In September 2022, 1/Busy Central Banks, 2/Equity and Fixed Income Down (again) and 3/ the Gilt, the Pound and the BOE Intervention
1/Busy Central Banks. The ECB’s historic 75bps hike is aimed to curb elevated inflation. More rates increase will potentially take place. The Fed increased its benchmark by 75bps for the 3rd time in a row. The short end of the US curve is under more pressure than the longer end. Sweden’s Riksbank surprised with a 100bps hike. Indonesia was also more aggressive than expected.
2/Equity and Fixed Income Down (again). The MSCI All Country World spent only 1 week in positive territory. It declined by 4.29% in September. The Bloomberg Global-Aggregate of the sovereign debt and IG, as measured by the LEGATRUU, declined 5.14%. European and US sovereign yield kept rising and both hit highs at the end of the month. The CDS on the EUR and US IG climbed by 15.16bps and 15.65bps to 134.67 and 108.02 respectively. As a measure of uncertainty, the US 10Y-2Y spread extended its decline by 14.98bps while the EU 10-2Y spread ended up by 1.2bps but remained volatile.

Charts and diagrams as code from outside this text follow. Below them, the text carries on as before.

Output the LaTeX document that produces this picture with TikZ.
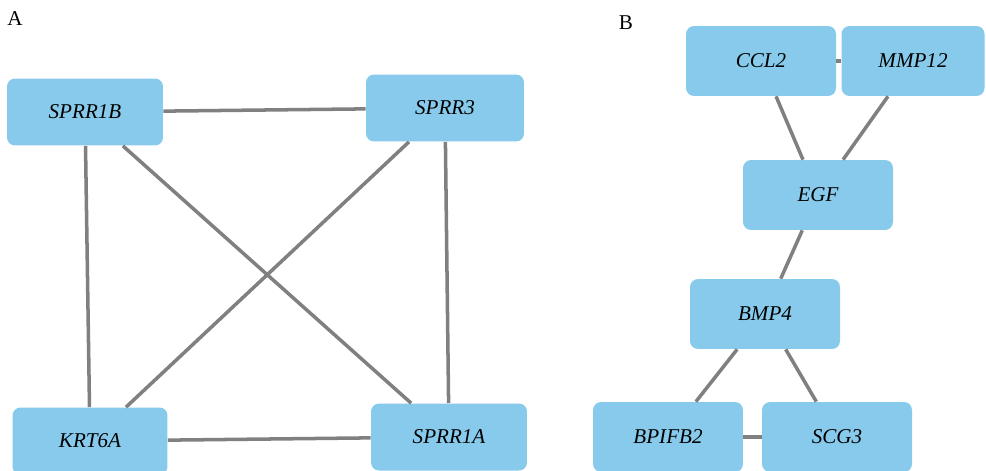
\documentclass[tikz,border=0pt]{standalone}
\usepackage{fontspec}
\setmainfont{Liberation Serif}
\usetikzlibrary{positioning}
\definecolor{Box}{HTML}{87CAEB}
\definecolor{Edge}{HTML}{808080}
\tikzset{
    gene/.style={rectangle, rounded corners=0.16cm, fill=Box, text=black, minimum width=3cm, minimum height=1.4cm, inner sep=0pt, font=\itshape\fontsize{12}{14}\selectfont},
    link/.style={draw=Edge, line width=2pt},
    panel/.style={font=\fontsize{12}{14}\selectfont},
}

\begin{document}
\begin{tikzpicture}[x=0.02cm, y=-0.02cm]
    \clip (0,0) rectangle (986,470);

    % Panel A
    \node[panel] (labA) at (15,19) {A};
    \node[gene, minimum width=3.12cm, minimum height=1.34cm] (sprr1b) at (85,112) {SPRR1B};
    \node[gene, minimum width=3.16cm, minimum height=1.34cm] (sprr3) at (445,108) {SPRR3};
    \node[gene, minimum width=3.1cm, minimum height=1.34cm] (krt6a) at (90,441) {KRT6A};
    \node[gene, minimum width=3.12cm, minimum height=1.34cm] (sprr1a) at (449,437) {SPRR1A};

    \draw[link] (sprr1b) -- (sprr3);
    \draw[link] (sprr1b) -- (krt6a);
    \draw[link] (sprr1b) -- (sprr1a);
    \draw[link] (sprr3) -- (krt6a);
    \draw[link] (sprr3) -- (sprr1a);
    \draw[link] (krt6a) -- (sprr1a);

    % Panel B
    \node[panel] (labB) at (626,23) {B};
    \node[gene] (ccl2) at (761,61) {CCL2};
    \node[gene, minimum width=2.86cm] (mmp12) at (913,61) {MMP12};
    \node[gene] (egf) at (818,195) {EGF};
    \node[gene] (bmp4) at (765,314) {BMP4};
    \node[gene] (bpifb2) at (668,437) {BPIFB2};
    \node[gene] (scg3) at (837,437) {SCG3};

    \draw[link] (ccl2) -- (mmp12);
    \draw[link] (ccl2) -- (egf);
    \draw[link] (mmp12) -- (egf);
    \draw[link] (egf) -- (bmp4);
    \draw[link] (bmp4) -- (bpifb2);
    \draw[link] (bmp4) -- (scg3);
    \draw[link] (bpifb2) -- (scg3);
\end{tikzpicture}
\end{document}
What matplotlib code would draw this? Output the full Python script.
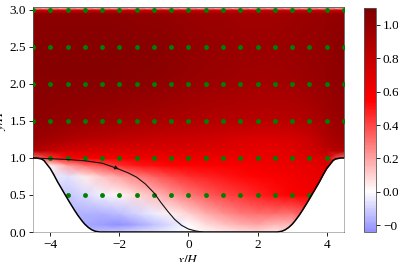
import numpy as np
import matplotlib
matplotlib.use("Agg")
import matplotlib.pyplot as plt
from matplotlib.colors import ListedColormap, Normalize

plt.rcParams["font.family"] = "Liberation Serif"
plt.rcParams["mathtext.fontset"] = "stix"
plt.rcParams["font.size"] = 9.5


# ─── DATA ───────────────────────────────────────────────────────────────────

# mean streamwise velocity u/U_b on a coarse x-y grid
X_NODES = [-4.5, -4.0, -3.5, -3.0, -2.5, -2.0, -1.5, -1.0, -0.5, 0.0,
           0.5, 1.0, 1.5, 2.0, 2.5, 3.0, 3.5, 4.0, 4.5]
Y_NODES = [0.0, 0.1, 0.25, 0.5, 0.75, 0.9, 1.0, 1.1, 1.25, 1.5,
           2.0, 2.5, 2.95, 3.0, 3.036]
U_FIELD = [
    [-0.05, -0.10, -0.14, -0.15, -0.13, -0.10, -0.08, -0.06, -0.03, 0.00, 0.02, 0.05, 0.07, 0.08, 0.06, 0.10, 0.25, 0.40, 0.50],
    [-0.08, -0.12, -0.16, -0.18, -0.21, -0.23, -0.19, -0.13, -0.07, 0.00, 0.07, 0.13, 0.17, 0.19, 0.15, 0.15, 0.30, 0.45, 0.50],
    [-0.08, -0.12, -0.15, -0.17, -0.17, -0.14, -0.09, -0.04, 0.03, 0.10, 0.18, 0.24, 0.29, 0.31, 0.31, 0.30, 0.40, 0.50, 0.55],
    [-0.06, -0.10, -0.12, -0.08, -0.03, 0.02, 0.08, 0.14, 0.22, 0.29, 0.35, 0.40, 0.44, 0.48, 0.52, 0.56, 0.60, 0.65, 0.70],
    [-0.02, -0.05, -0.06, 0.04, 0.13, 0.20, 0.27, 0.34, 0.40, 0.45, 0.48, 0.50, 0.53, 0.55, 0.57, 0.60, 0.63, 0.65, 0.70],
    [0.05, 0.02, 0.20, 0.31, 0.39, 0.45, 0.50, 0.52, 0.54, 0.55, 0.56, 0.57, 0.58, 0.60, 0.62, 0.64, 0.66, 0.68, 0.60],
    [0.30, 0.45, 0.55, 0.58, 0.60, 0.60, 0.61, 0.62, 0.62, 0.63, 0.63, 0.63, 0.63, 0.63, 0.64, 0.66, 0.68, 0.72, 0.30],
    [0.90, 0.80, 0.74, 0.72, 0.71, 0.70, 0.70, 0.70, 0.70, 0.70, 0.69, 0.68, 0.67, 0.66, 0.66, 0.68, 0.74, 0.82, 0.90],
    [0.98, 0.95, 0.90, 0.86, 0.84, 0.82, 0.80, 0.79, 0.78, 0.77, 0.75, 0.73, 0.71, 0.70, 0.70, 0.72, 0.77, 0.88, 0.96],
    [1.03, 1.02, 1.00, 0.98, 0.96, 0.95, 0.93, 0.92, 0.90, 0.89, 0.87, 0.86, 0.85, 0.84, 0.84, 0.85, 0.88, 0.94, 1.00],
    [1.06, 1.06, 1.06, 1.06, 1.06, 1.05, 1.04, 1.03, 1.01, 0.99, 0.97, 0.96, 0.95, 0.94, 0.94, 0.95, 0.97, 1.00, 1.03],
    [1.07, 1.07, 1.07, 1.07, 1.07, 1.07, 1.06, 1.06, 1.04, 1.02, 1.00, 0.99, 0.98, 0.98, 0.98, 0.99, 1.00, 1.02, 1.05],
    [1.04, 1.04, 1.04, 1.04, 1.04, 1.03, 1.02, 1.01, 1.00, 0.98, 0.97, 0.96, 0.95, 0.95, 0.95, 0.96, 0.98, 1.00, 1.02],
    [0.75] * 19,
    [0.00] * 19,
]

# hill profile: distance from crest and wall height (both in H)
HILL_DIST = [0.0, 0.1, 0.25, 0.32, 0.5, 0.6, 0.71, 0.8, 0.9, 1.0,
             1.07, 1.2, 1.3, 1.43, 1.5, 1.6, 1.7, 1.8, 1.93]
HILL_HEIGHT = [1.0, 1.0, 0.986, 0.964, 0.857, 0.776, 0.679, 0.607, 0.527, 0.448,
               0.393, 0.295, 0.224, 0.143, 0.105, 0.062, 0.030, 0.010, 0.0]

# dividing streamline of the recirculation bubble
SL_X = [-4.5, -4.0, -3.5, -3.0, -2.5, -2.1, -1.75, -1.5, -1.25, -1.0,
        -0.8, -0.6, -0.4, -0.2, 0.0, 0.2, 0.4]
SL_Y = [1.0, 0.99, 0.98, 0.962, 0.93, 0.865, 0.80, 0.74, 0.65, 0.53,
        0.40, 0.28, 0.17, 0.09, 0.04, 0.015, 0.0]
ARROW_AT = 5

# probe locations
PROBE_X = [-4.5, -4.0, -3.5, -3.0, -2.5, -2.0, -1.5, -1.0, -0.5, 0.0,
           0.5, 1.0, 1.5, 2.0, 2.5, 3.0, 3.5, 4.0, 4.5]
PROBE_Y = [0.5, 1.0, 1.5, 2.0, 2.5, 3.0]

X_LIM = (-4.5, 4.5)
Y_LIM = (0.0, 3.036)
U_MIN, U_MAX = -0.24, 1.1


# ─── GEOMETRY ────────────────────────────────────────────────────────────────

d = np.array(HILL_DIST)
h = np.array(HILL_HEIGHT)
wall_x = np.concatenate([X_LIM[0] + d, (X_LIM[1] - d)[::-1]])
wall_y = np.concatenate([h, h[::-1]])

# seismic centred on zero (±1.1), keeping only the part the data covers
seis = plt.get_cmap("seismic")
lo = (U_MIN + U_MAX) / (2 * U_MAX)
cmap = ListedColormap(seis(np.linspace(lo, 1.0, 256)))
norm = Normalize(U_MIN, U_MAX)


# ─── PLOT ────────────────────────────────────────────────────────────────────

fig = plt.figure(figsize=(3.98, 2.62), dpi=100)
ax = fig.add_axes([0.0829, 0.1145, 0.7814, 0.8576])
cax = fig.add_axes([0.9146, 0.1145, 0.0302, 0.8546])

XX, YY = np.meshgrid(X_NODES, Y_NODES)
mesh = ax.pcolormesh(XX, YY, np.array(U_FIELD), shading="gouraud",
                     cmap=cmap, norm=norm, zorder=1)

px, py = np.meshgrid(PROBE_X, PROBE_Y)
px, py = px.ravel(), py.ravel()
keep = py > np.interp(px, wall_x, wall_y) + 0.02
ax.plot(px[keep], py[keep], "o", color="green", ms=3.5, mec="none", zorder=3)

ax.fill_between(wall_x, 0, wall_y, color="white", lw=0, zorder=4)
ax.plot(wall_x, wall_y, color="black", lw=1.1, zorder=5)

ax.plot(SL_X, SL_Y, color="#111111", lw=0.8, zorder=5)
ax.annotate("", xy=(SL_X[ARROW_AT] + 0.08, SL_Y[ARROW_AT] - 0.015),
            xytext=(SL_X[ARROW_AT] - 0.05, SL_Y[ARROW_AT] + 0.012),
            arrowprops=dict(arrowstyle="-|>", color="#111111", lw=0.6,
                            mutation_scale=6), zorder=6)

ax.set_xlim(*X_LIM)
ax.set_ylim(*Y_LIM)
ax.set_xticks([-4, -2, 0, 2, 4])
ax.set_yticks([0.0, 0.5, 1.0, 1.5, 2.0, 2.5, 3.0])
ax.set_xlabel(r"$x/H$", labelpad=2)
ax.set_ylabel(r"$y/H$", labelpad=1)
ax.tick_params(length=3, width=0.6, pad=2)
for s in ax.spines.values():
    s.set_linewidth(0.6)
    s.set_color("#555555")

cb = fig.colorbar(mesh, cax=cax, ticks=[-0.2, 0.0, 0.2, 0.4, 0.6, 0.8, 1.0])
cb.outline.set_linewidth(0.6)
cb.outline.set_edgecolor("#555555")
cb.ax.tick_params(length=3, width=0.6, pad=2)

fig.savefig("out.png", dpi=100)
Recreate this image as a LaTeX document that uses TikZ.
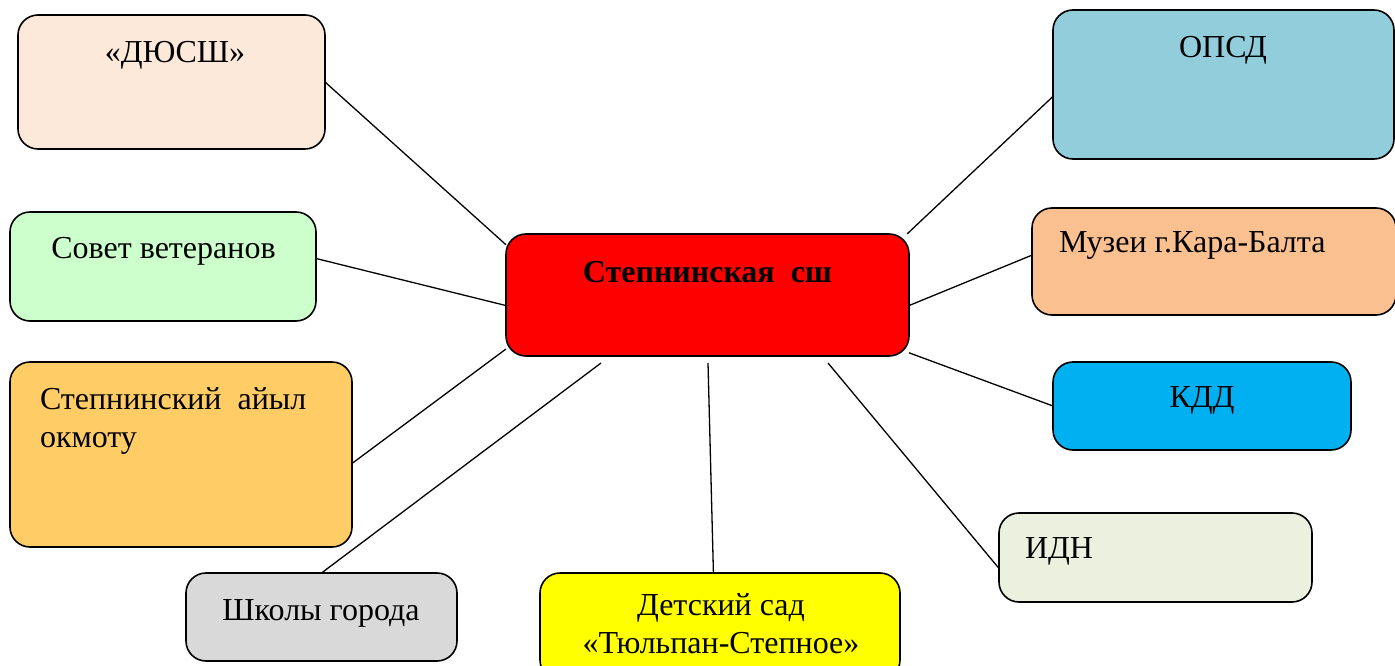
\documentclass[tikz,border=0pt]{standalone}
\usepackage{fontspec}
\setmainfont{Liberation Serif}

\definecolor{dyusshfill}{HTML}{FDE9D9}
\definecolor{sovetfill}{HTML}{CCFFCC}
\definecolor{ayylfill}{HTML}{FFCC66}
\definecolor{shkolyfill}{HTML}{D9D9D9}
\definecolor{sadfill}{HTML}{FFFF00}
\definecolor{idnfill}{HTML}{EBF1DE}
\definecolor{kddfill}{HTML}{00B0F0}
\definecolor{muzeifill}{HTML}{FAC090}
\definecolor{opsdfill}{HTML}{92CDDC}

\begin{document}
\begin{tikzpicture}[
            x=1pt, y=-1pt,
            every node/.style={font=\fontsize{32}{38}\selectfont, inner sep=0pt, outer sep=0pt},
            box/.style={rectangle, draw=black, line width=1.6pt, rounded corners=20pt},
            hub/.style={box, fill=red},
            txt/.style={anchor=base},
            link/.style={line width=1.3pt, color=black}
        ]
        \useasboundingbox (0,0) rectangle (1395,666);

        % boxes
        \node[hub, minimum width=403pt, minimum height=122pt] (center) at (707.5,295) {};
        \node[box, fill=dyusshfill, minimum width=307pt, minimum height=134pt] (dyussh) at (171.5,82) {};
        \node[box, fill=sovetfill, minimum width=306pt, minimum height=109pt] (sovet) at (163,266.5) {};
        \node[box, fill=ayylfill, minimum width=342pt, minimum height=185pt] (ayyl) at (181,454.5) {};
        \node[box, fill=shkolyfill, minimum width=271pt, minimum height=88pt] (shkoly) at (321.5,617) {};
        \node[box, fill=sadfill, minimum width=360pt, minimum height=107pt] (sad) at (720,626.5) {};
        \node[box, fill=idnfill, minimum width=313pt, minimum height=89pt] (idn) at (1155.5,557.5) {};
        \node[box, fill=kddfill, minimum width=298pt, minimum height=88pt] (kdd) at (1202,406) {};
        \node[box, fill=muzeifill, minimum width=364pt, minimum height=107pt] (muzei) at (1214,261.5) {};
        \node[box, fill=opsdfill, minimum width=341pt, minimum height=149pt] (opsd) at (1223.5,84.5) {};

        % texts (base of a two-line node is its last line)
        \node[txt, font=\fontsize{32}{38}\selectfont\bfseries] (centertxt) at (707.5,282) {Степнинская\ \ сш};
        \node[txt] (dyusshtxt) at (175,63) {«ДЮСШ»};
        \node[txt] (sovettxt) at (163.5,258) {Совет ветеранов};
        \node[txt, anchor=base west, align=left] (ayyltxt) at (40,447) {Степнинский\ \ айыл\\окмоту};
        \node[txt] (shkolytxt) at (321,620) {Школы города};
        \node[txt, align=center] (sadtxt) at (721,653) {Детский сад\\«Тюльпан-Степное»};
        \node[txt, anchor=base west] (idntxt) at (1025,558) {ИДН};
        \node[txt] (kddtxt) at (1202,407) {КДД};
        \node[txt, anchor=base west] (muzeitxt) at (1059,252) {Музеи г.Кара-Балта};
        \node[txt] (opsdtxt) at (1223,58) {ОПСД};

        % free ends below the centre box
        \coordinate (shkolyend) at (601,363);
        \coordinate (sadend) at (708,363);
        \coordinate (idnend) at (828,363);

        \draw[link] (dyussh.east) -- (center.166);
        \draw[link] (sovet.3.5) -- (center.183);
        \draw[link] (ayyl.-3) -- (center.195);
        \draw[link] (shkoly.north) -- (shkolyend);
        \draw[link] (sad.97.5) -- (sadend);
        \draw[link] (idn.184.6) -- (idnend);
        \draw[link] (kdd.west) -- (center.-16);
        \draw[link] (muzei.178) -- (center.-3);
        \draw[link] (opsd.184) -- (center.17);

    \end{tikzpicture}
\end{document}
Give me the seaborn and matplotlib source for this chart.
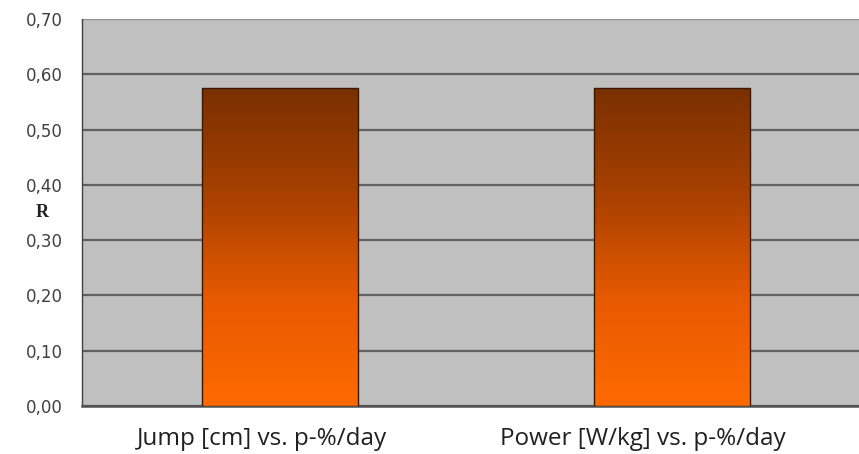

3/ The Gilt, the Pound and the BOE Intervention. Truss and Kwarteng tax cuts plan triggered a major sell-off on UK gilts which pressured the 30Y above 5% on September the 27th and the 28th. The BOE took emergency action to bought the longer-dated maturity and dragged the yield down below 4%. The GBPUSD hit an all-time low at 1.035 (red dotted line) on the 26th. The BOE action dragged the pound higher to 1.1096.
From a regional perspective, European equities were bought while US as well as International DM were sold. On the fixed income side, US treasuries recorded an important activity.